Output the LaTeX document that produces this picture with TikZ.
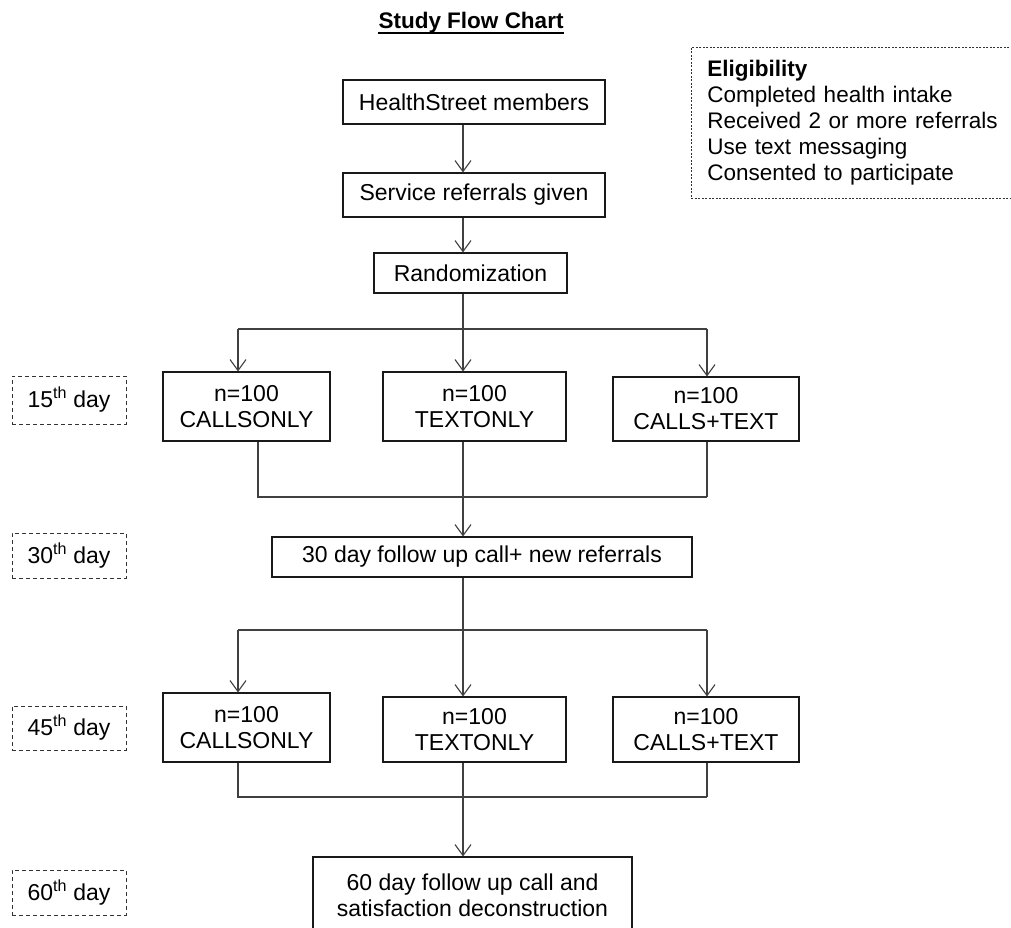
\documentclass[tikz,border=0pt]{standalone}
\usepackage{fontspec}
\setmainfont{Liberation Sans}
\usetikzlibrary{arrows.meta}
\begin{document}
\begin{tikzpicture}[x=1pt,y=-1pt,
  txt/.style={font=\fontsize{23}{26}\selectfont},
  box/.style={txt, draw=black!90, line width=1.1pt, inner sep=0pt, align=center},
  daybox/.style={txt, draw=black!80, line width=1pt, dash pattern=on 4pt off 3pt, inner sep=0pt, minimum width=114pt, align=center},
  eligbox/.style={font=\fontsize{22.5}{26}\selectfont, draw=black!80, line width=0.9pt, dash pattern=on 2pt off 1.5pt, align=left, text width=300pt, inner xsep=16pt, minimum height=151pt, anchor=north west},
  conn/.style={draw=black!75, line width=1.1pt},
  arr/.style={conn, -{Straight Barb[length=11pt,width=16pt,line width=1.1pt]}}
]
\useasboundingbox (0,0) rectangle (1011,927);
\fill[white] (0,0) rectangle (1011,927);

% title
\node[inner sep=0pt, font=\bfseries\fontsize{22.5}{26}\selectfont] (title) at (471,23) {Study Flow Chart};
\draw[line width=1.8pt] ([yshift=-4pt]title.base west) -- ([yshift=-4pt]title.base east);

% eligibility
\node[eligbox] (elig) at (691,47) {\textbf{Eligibility}\\Completed health intake\\Received 2 or more referrals\\Use text messaging\\Consented to participate};

% column coordinates
\coordinate (ca) at (238,0);
\coordinate (cb) at (463,0);
\coordinate (cc) at (707,0);
\coordinate (cl) at (258,0);
\coordinate (j1) at (0,329);
\coordinate (j2) at (0,497);
\coordinate (j3) at (0,630);
\coordinate (j4) at (0,797);

% main boxes
\node[box, minimum width=262pt, minimum height=44pt] (hs) at (474,102) {HealthStreet members};
\node[box, minimum width=262pt, minimum height=44pt] (srv) at (474,195) {Service referrals given};
\node[box, minimum width=193pt, minimum height=40pt] (rand) at (470.5,273) {Randomization};

\node[box, minimum width=167pt, minimum height=69pt] (a1) at (246.5,406.5) {n=100\\CALLSONLY};
\node[box, minimum width=183pt, minimum height=69pt] (b1) at (474.5,406.5) {n=100\\TEXTONLY};
\node[box, minimum width=186pt, minimum height=64pt] (c1) at (706,409) {n=100\\CALLS+TEXT};

\node[box, minimum width=420pt, minimum height=40pt] (fu30) at (482,557) {30 day follow up call+ new referrals};

\node[box, minimum width=167pt, minimum height=69pt] (a2) at (246.5,727.5) {n=100\\CALLSONLY};
\node[box, minimum width=183pt, minimum height=65pt] (b2) at (474.5,729.5) {n=100\\TEXTONLY};
\node[box, minimum width=186pt, minimum height=65pt] (c2) at (706,729.5) {n=100\\CALLS+TEXT};

\node[box, minimum width=319pt, minimum height=76pt] (fu60) at (472.5,895) {60 day follow up call and\\satisfaction deconstruction};

% day labels
\node[daybox, minimum height=48pt] (d15) at (69,400) {15\textsuperscript{th} day};
\node[daybox, minimum height=45pt] (d30) at (69,555.5) {30\textsuperscript{th} day};
\node[daybox, minimum height=44pt] (d45) at (69,728) {45\textsuperscript{th} day};
\node[daybox, minimum height=45pt] (d60) at (69,892.5) {60\textsuperscript{th} day};

% connectors
\draw[arr] (hs.south -| cb) -- (srv.north -| cb);
\draw[arr] (srv.south -| cb) -- (rand.north -| cb);

\draw[conn] (rand.south -| cb) -- (j1 -| cb);
\draw[conn] (j1 -| ca) -- (j1 -| cc);
\draw[arr] (j1 -| ca) -- (a1.north -| ca);
\draw[arr] (j1 -| cb) -- (b1.north -| cb);
\draw[arr] (j1 -| cc) -- (c1.north -| cc);

\draw[conn] (a1.south -| cl) -- (j2 -| cl) -- (j2 -| cc);
\draw[conn] (c1.south -| cc) -- (j2 -| cc);
\draw[arr] (b1.south -| cb) -- (fu30.north -| cb);

\draw[conn] (fu30.south -| cb) -- (j3 -| cb);
\draw[conn] (j3 -| ca) -- (j3 -| cc);
\draw[arr] (j3 -| ca) -- (a2.north -| ca);
\draw[arr] (j3 -| cb) -- (b2.north -| cb);
\draw[arr] (j3 -| cc) -- (c2.north -| cc);

\draw[conn] (a2.south -| ca) -- (j4 -| ca) -- (j4 -| cc);
\draw[conn] (c2.south -| cc) -- (j4 -| cc);
\draw[arr] (b2.south -| cb) -- (fu60.north -| cb);
\end{tikzpicture}
\end{document}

Short task:
In the copy, include no pictures; restate the listing above exactly.

Written response:
Output the LaTeX document that produces this picture with TikZ.
\documentclass[tikz,border=0pt]{standalone}
\usepackage{fontspec}
\setmainfont{Liberation Sans}
\usetikzlibrary{arrows.meta}
\begin{document}
\begin{tikzpicture}[x=1pt,y=-1pt,
  txt/.style={font=\fontsize{23}{26}\selectfont},
  box/.style={txt, draw=black!90, line width=1.1pt, inner sep=0pt, align=center},
  daybox/.style={txt, draw=black!80, line width=1pt, dash pattern=on 4pt off 3pt, inner sep=0pt, minimum width=114pt, align=center},
  eligbox/.style={font=\fontsize{22.5}{26}\selectfont, draw=black!80, line width=0.9pt, dash pattern=on 2pt off 1.5pt, align=left, text width=300pt, inner xsep=16pt, minimum height=151pt, anchor=north west},
  conn/.style={draw=black!75, line width=1.1pt},
  arr/.style={conn, -{Straight Barb[length=11pt,width=16pt,line width=1.1pt]}}
]
\useasboundingbox (0,0) rectangle (1011,927);
\fill[white] (0,0) rectangle (1011,927);

% title
\node[inner sep=0pt, font=\bfseries\fontsize{22.5}{26}\selectfont] (title) at (471,23) {Study Flow Chart};
\draw[line width=1.8pt] ([yshift=-4pt]title.base west) -- ([yshift=-4pt]title.base east);

% eligibility
\node[eligbox] (elig) at (691,47) {\textbf{Eligibility}\\Completed health intake\\Received 2 or more referrals\\Use text messaging\\Consented to participate};

% column coordinates
\coordinate (ca) at (238,0);
\coordinate (cb) at (463,0);
\coordinate (cc) at (707,0);
\coordinate (cl) at (258,0);
\coordinate (j1) at (0,329);
\coordinate (j2) at (0,497);
\coordinate (j3) at (0,630);
\coordinate (j4) at (0,797);

% main boxes
\node[box, minimum width=262pt, minimum height=44pt] (hs) at (474,102) {HealthStreet members};
\node[box, minimum width=262pt, minimum height=44pt] (srv) at (474,195) {Service referrals given};
\node[box, minimum width=193pt, minimum height=40pt] (rand) at (470.5,273) {Randomization};

\node[box, minimum width=167pt, minimum height=69pt] (a1) at (246.5,406.5) {n=100\\CALLSONLY};
\node[box, minimum width=183pt, minimum height=69pt] (b1) at (474.5,406.5) {n=100\\TEXTONLY};
\node[box, minimum width=186pt, minimum height=64pt] (c1) at (706,409) {n=100\\CALLS+TEXT};

\node[box, minimum width=420pt, minimum height=40pt] (fu30) at (482,557) {30 day follow up call+ new referrals};

\node[box, minimum width=167pt, minimum height=69pt] (a2) at (246.5,727.5) {n=100\\CALLSONLY};
\node[box, minimum width=183pt, minimum height=65pt] (b2) at (474.5,729.5) {n=100\\TEXTONLY};
\node[box, minimum width=186pt, minimum height=65pt] (c2) at (706,729.5) {n=100\\CALLS+TEXT};

\node[box, minimum width=319pt, minimum height=76pt] (fu60) at (472.5,895) {60 day follow up call and\\satisfaction deconstruction};

% day labels
\node[daybox, minimum height=48pt] (d15) at (69,400) {15\textsuperscript{th} day};
\node[daybox, minimum height=45pt] (d30) at (69,555.5) {30\textsuperscript{th} day};
\node[daybox, minimum height=44pt] (d45) at (69,728) {45\textsuperscript{th} day};
\node[daybox, minimum height=45pt] (d60) at (69,892.5) {60\textsuperscript{th} day};

% connectors
\draw[arr] (hs.south -| cb) -- (srv.north -| cb);
\draw[arr] (srv.south -| cb) -- (rand.north -| cb);

\draw[conn] (rand.south -| cb) -- (j1 -| cb);
\draw[conn] (j1 -| ca) -- (j1 -| cc);
\draw[arr] (j1 -| ca) -- (a1.north -| ca);
\draw[arr] (j1 -| cb) -- (b1.north -| cb);
\draw[arr] (j1 -| cc) -- (c1.north -| cc);

\draw[conn] (a1.south -| cl) -- (j2 -| cl) -- (j2 -| cc);
\draw[conn] (c1.south -| cc) -- (j2 -| cc);
\draw[arr] (b1.south -| cb) -- (fu30.north -| cb);

\draw[conn] (fu30.south -| cb) -- (j3 -| cb);
\draw[conn] (j3 -| ca) -- (j3 -| cc);
\draw[arr] (j3 -| ca) -- (a2.north -| ca);
\draw[arr] (j3 -| cb) -- (b2.north -| cb);
\draw[arr] (j3 -| cc) -- (c2.north -| cc);

\draw[conn] (a2.south -| ca) -- (j4 -| ca) -- (j4 -| cc);
\draw[conn] (c2.south -| cc) -- (j4 -| cc);
\draw[arr] (b2.south -| cb) -- (fu60.north -| cb);
\end{tikzpicture}
\end{document}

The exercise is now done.